A run of records:
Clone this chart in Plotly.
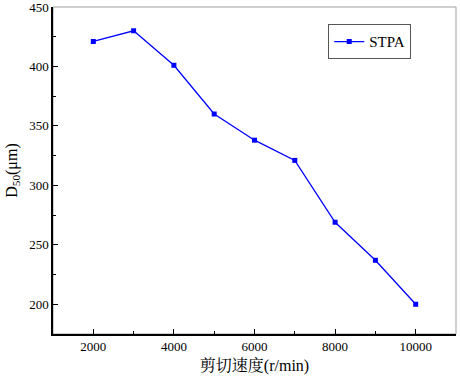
import plotly.graph_objects as go

speeds = [2000, 3000, 4000, 5000, 6000, 7000, 8000, 9000, 10000]
d50 = [421, 430, 401, 360, 338, 321, 269, 237, 200]
series_name = "STPA"
x_title = "剪切速度(r/min)"
y_title = "D<sub>50</sub>(μm)"

font_family = "Liberation Serif, Times New Roman, Noto Serif CJK SC, Noto Sans CJK SC, serif"

fig = go.Figure()
fig.add_trace(go.Scatter(
    x=speeds, y=d50, name=series_name, mode="lines+markers",
    line=dict(color="#0000FF", width=1.3),
    marker=dict(symbol="square", size=5, color="#0000FF"),
))

fig.update_layout(
    width=460, height=381,
    margin=dict(l=53, r=4, t=7, b=47, autoexpand=False),
    paper_bgcolor="white", plot_bgcolor="white",
    font=dict(family=font_family, color="black", size=12),
    showlegend=True,
    legend=dict(
        x=0.683, y=0.947, xanchor="left", yanchor="top",
        bordercolor="#555555", borderwidth=1, bgcolor="white",
        font=dict(size=15, family=font_family),
        itemwidth=30, tracegroupgap=0,
    ),
    shapes=[dict(type="rect", xref="paper", yref="paper", x0=0, y0=0, x1=1, y1=1,
                 line=dict(color="#a0a0a0", width=1), layer="below")],
)

fig.update_xaxes(
    range=[1000, 11000], tick0=2000, dtick=2000, tickformat="d",
    automargin=False, ticklabeloverflow="allow",
    showgrid=False, zeroline=False,
    showline=True, linecolor="black", linewidth=1.5,
    ticks="inside", ticklen=5, tickwidth=1.2, tickcolor="black",
    minor=dict(ticks="inside", ticklen=3, tickwidth=1, dtick=1000, tick0=1000, tickcolor="black", showgrid=False),
    tickfont=dict(size=13),
    title=dict(text=x_title, font=dict(size=16), standoff=6),
)
fig.update_yaxes(
    range=[175, 450], tick0=200, dtick=50, tickformat="d",
    automargin=False, ticklabeloverflow="allow",
    showgrid=False, zeroline=False,
    showline=True, linecolor="black", linewidth=1.5,
    ticks="inside", ticklen=5, tickwidth=1.2, tickcolor="black",
    minor=dict(ticks="inside", ticklen=3, tickwidth=1, dtick=25, tick0=175, tickcolor="black", showgrid=False),
    tickfont=dict(size=13),
    title=dict(text=y_title, font=dict(size=16), standoff=8),
)

fig.write_html(
    "out.html",
    config={"displayModeBar": False},
    post_script="document.body.style.margin='0';document.body.style.overflow='hidden';",
)
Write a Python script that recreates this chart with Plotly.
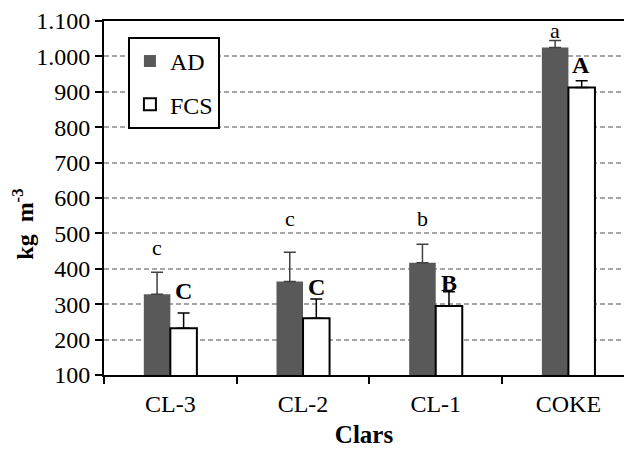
import plotly.graph_objects as go

categories = ["CL-3", "CL-2", "CL-1", "COKE"]
ad_values = [328, 364, 417, 1025]
ad_errors = [62, 83, 52, 20]
fcs_values = [232, 260, 295, 912]
fcs_errors = [43, 55, 40, 19]
ad_letters = ["c", "c", "b", "a"]
ad_letter_y = [459, 541, 541, 1074]
fcs_letters = ["C", "C", "B", "A"]
fcs_letter_y = [337, 349, 360, 976]
y_tickvals = [100, 200, 300, 400, 500, 600, 700, 800, 900, 1000, 1100]
y_ticktext = ["100", "200", "300", "400", "500", "600", "700", "800", "900", "1.000", "1.100"]

FONT = '"Liberation Serif", "Times New Roman", Times, serif'

fig = go.Figure()
fig.add_trace(go.Bar(
    name="AD", x=categories, y=ad_values,
    marker=dict(color="#595959", line=dict(width=0)),
    error_y=dict(type="data", array=ad_errors, arrayminus=[0] * len(ad_errors),
                 symmetric=False, color="#404040", thickness=1.5, width=6),
    legendgroup="ad",
))
fig.add_trace(go.Bar(
    name="FCS", x=categories, y=fcs_values,
    marker=dict(color="white", line=dict(color="black", width=2)),
    error_y=dict(type="data", array=fcs_errors, arrayminus=[0] * len(fcs_errors),
                 symmetric=False, color="black", thickness=1.5, width=6),
    legendgroup="fcs",
))

annotations = []
for c, t, y in zip(categories, ad_letters, ad_letter_y):
    annotations.append(dict(x=c, y=y, xref="x", yref="y", text=t, showarrow=False,
                            xshift=-13, font=dict(family=FONT, size=22, color="black")))
for c, t, y in zip(categories, fcs_letters, fcs_letter_y):
    annotations.append(dict(x=c, y=y, xref="x", yref="y", text="<b>" + t + "</b>", showarrow=False,
                            xshift=13, font=dict(family=FONT, size=24, color="black")))
annotations.append(dict(x=-0.156, y=0.427, xref="paper", yref="paper",
                        xanchor="center", yanchor="middle",
                        text="<b>kg  m<sup>-3</sup></b>", textangle=-90, showarrow=False,
                        font=dict(family=FONT, size=24, color="black")))

fig.update_layout(
    width=624, height=451,
    margin=dict(l=104, r=0, t=21, b=76),
    paper_bgcolor="white", plot_bgcolor="white",
    font=dict(family=FONT, size=24, color="black"),
    barmode="group", bargap=0.6, bargroupgap=0,
    showlegend=True,
    legend=dict(x=0.046, y=0.955, xanchor="left", yanchor="top",
                bgcolor="white", bordercolor="black", borderwidth=2,
                traceorder="grouped", tracegroupgap=9, itemwidth=30,
                font=dict(family=FONT, size=24, color="black")),
    annotations=annotations,
    xaxis=dict(type="category", range=[-0.5, 3.419], tickson="boundaries",
               ticks="outside", ticklen=7, tickwidth=1.5, tickcolor="black",
               showline=True, linecolor="black", linewidth=2, mirror=True,
               showgrid=False, ticklabelstandoff=6,
               tickfont=dict(family=FONT, size=24, color="black"),
               title=dict(text="<b>Clars</b>", standoff=10,
                          font=dict(family=FONT, size=25, color="black"))),
    yaxis=dict(range=[100, 1100], tickvals=y_tickvals, ticktext=y_ticktext,
               ticks="outside", ticklen=7, tickwidth=1.5, tickcolor="black",
               showline=True, linecolor="black", linewidth=2,
               showgrid=True, gridcolor="#a6a6a6", gridwidth=1.5, griddash="5px,3px",
               zeroline=False,
               tickfont=dict(family=FONT, size=24, color="black")),
)

fig.write_html("out.html")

▶ YOUR GOAL: Reproduce all of the material exactly, apart from the pictures.

▶ EXERCISE ANSWER:
Clone this chart in Plotly.
import plotly.graph_objects as go

speeds = [2000, 3000, 4000, 5000, 6000, 7000, 8000, 9000, 10000]
d50 = [421, 430, 401, 360, 338, 321, 269, 237, 200]
series_name = "STPA"
x_title = "剪切速度(r/min)"
y_title = "D<sub>50</sub>(μm)"

font_family = "Liberation Serif, Times New Roman, Noto Serif CJK SC, Noto Sans CJK SC, serif"

fig = go.Figure()
fig.add_trace(go.Scatter(
    x=speeds, y=d50, name=series_name, mode="lines+markers",
    line=dict(color="#0000FF", width=1.3),
    marker=dict(symbol="square", size=5, color="#0000FF"),
))

fig.update_layout(
    width=460, height=381,
    margin=dict(l=53, r=4, t=7, b=47, autoexpand=False),
    paper_bgcolor="white", plot_bgcolor="white",
    font=dict(family=font_family, color="black", size=12),
    showlegend=True,
    legend=dict(
        x=0.683, y=0.947, xanchor="left", yanchor="top",
        bordercolor="#555555", borderwidth=1, bgcolor="white",
        font=dict(size=15, family=font_family),
        itemwidth=30, tracegroupgap=0,
    ),
    shapes=[dict(type="rect", xref="paper", yref="paper", x0=0, y0=0, x1=1, y1=1,
                 line=dict(color="#a0a0a0", width=1), layer="below")],
)

fig.update_xaxes(
    range=[1000, 11000], tick0=2000, dtick=2000, tickformat="d",
    automargin=False, ticklabeloverflow="allow",
    showgrid=False, zeroline=False,
    showline=True, linecolor="black", linewidth=1.5,
    ticks="inside", ticklen=5, tickwidth=1.2, tickcolor="black",
    minor=dict(ticks="inside", ticklen=3, tickwidth=1, dtick=1000, tick0=1000, tickcolor="black", showgrid=False),
    tickfont=dict(size=13),
    title=dict(text=x_title, font=dict(size=16), standoff=6),
)
fig.update_yaxes(
    range=[175, 450], tick0=200, dtick=50, tickformat="d",
    automargin=False, ticklabeloverflow="allow",
    showgrid=False, zeroline=False,
    showline=True, linecolor="black", linewidth=1.5,
    ticks="inside", ticklen=5, tickwidth=1.2, tickcolor="black",
    minor=dict(ticks="inside", ticklen=3, tickwidth=1, dtick=25, tick0=175, tickcolor="black", showgrid=False),
    tickfont=dict(size=13),
    title=dict(text=y_title, font=dict(size=16), standoff=8),
)

fig.write_html(
    "out.html",
    config={"displayModeBar": False},
    post_script="document.body.style.margin='0';document.body.style.overflow='hidden';",
)
Write a Python script that recreates this chart with Plotly.
import plotly.graph_objects as go

categories = ["CL-3", "CL-2", "CL-1", "COKE"]
ad_values = [328, 364, 417, 1025]
ad_errors = [62, 83, 52, 20]
fcs_values = [232, 260, 295, 912]
fcs_errors = [43, 55, 40, 19]
ad_letters = ["c", "c", "b", "a"]
ad_letter_y = [459, 541, 541, 1074]
fcs_letters = ["C", "C", "B", "A"]
fcs_letter_y = [337, 349, 360, 976]
y_tickvals = [100, 200, 300, 400, 500, 600, 700, 800, 900, 1000, 1100]
y_ticktext = ["100", "200", "300", "400", "500", "600", "700", "800", "900", "1.000", "1.100"]

FONT = '"Liberation Serif", "Times New Roman", Times, serif'

fig = go.Figure()
fig.add_trace(go.Bar(
    name="AD", x=categories, y=ad_values,
    marker=dict(color="#595959", line=dict(width=0)),
    error_y=dict(type="data", array=ad_errors, arrayminus=[0] * len(ad_errors),
                 symmetric=False, color="#404040", thickness=1.5, width=6),
    legendgroup="ad",
))
fig.add_trace(go.Bar(
    name="FCS", x=categories, y=fcs_values,
    marker=dict(color="white", line=dict(color="black", width=2)),
    error_y=dict(type="data", array=fcs_errors, arrayminus=[0] * len(fcs_errors),
                 symmetric=False, color="black", thickness=1.5, width=6),
    legendgroup="fcs",
))

annotations = []
for c, t, y in zip(categories, ad_letters, ad_letter_y):
    annotations.append(dict(x=c, y=y, xref="x", yref="y", text=t, showarrow=False,
                            xshift=-13, font=dict(family=FONT, size=22, color="black")))
for c, t, y in zip(categories, fcs_letters, fcs_letter_y):
    annotations.append(dict(x=c, y=y, xref="x", yref="y", text="<b>" + t + "</b>", showarrow=False,
                            xshift=13, font=dict(family=FONT, size=24, color="black")))
annotations.append(dict(x=-0.156, y=0.427, xref="paper", yref="paper",
                        xanchor="center", yanchor="middle",
                        text="<b>kg  m<sup>-3</sup></b>", textangle=-90, showarrow=False,
                        font=dict(family=FONT, size=24, color="black")))

fig.update_layout(
    width=624, height=451,
    margin=dict(l=104, r=0, t=21, b=76),
    paper_bgcolor="white", plot_bgcolor="white",
    font=dict(family=FONT, size=24, color="black"),
    barmode="group", bargap=0.6, bargroupgap=0,
    showlegend=True,
    legend=dict(x=0.046, y=0.955, xanchor="left", yanchor="top",
                bgcolor="white", bordercolor="black", borderwidth=2,
                traceorder="grouped", tracegroupgap=9, itemwidth=30,
                font=dict(family=FONT, size=24, color="black")),
    annotations=annotations,
    xaxis=dict(type="category", range=[-0.5, 3.419], tickson="boundaries",
               ticks="outside", ticklen=7, tickwidth=1.5, tickcolor="black",
               showline=True, linecolor="black", linewidth=2, mirror=True,
               showgrid=False, ticklabelstandoff=6,
               tickfont=dict(family=FONT, size=24, color="black"),
               title=dict(text="<b>Clars</b>", standoff=10,
                          font=dict(family=FONT, size=25, color="black"))),
    yaxis=dict(range=[100, 1100], tickvals=y_tickvals, ticktext=y_ticktext,
               ticks="outside", ticklen=7, tickwidth=1.5, tickcolor="black",
               showline=True, linecolor="black", linewidth=2,
               showgrid=True, gridcolor="#a6a6a6", gridwidth=1.5, griddash="5px,3px",
               zeroline=False,
               tickfont=dict(family=FONT, size=24, color="black")),
)

fig.write_html("out.html")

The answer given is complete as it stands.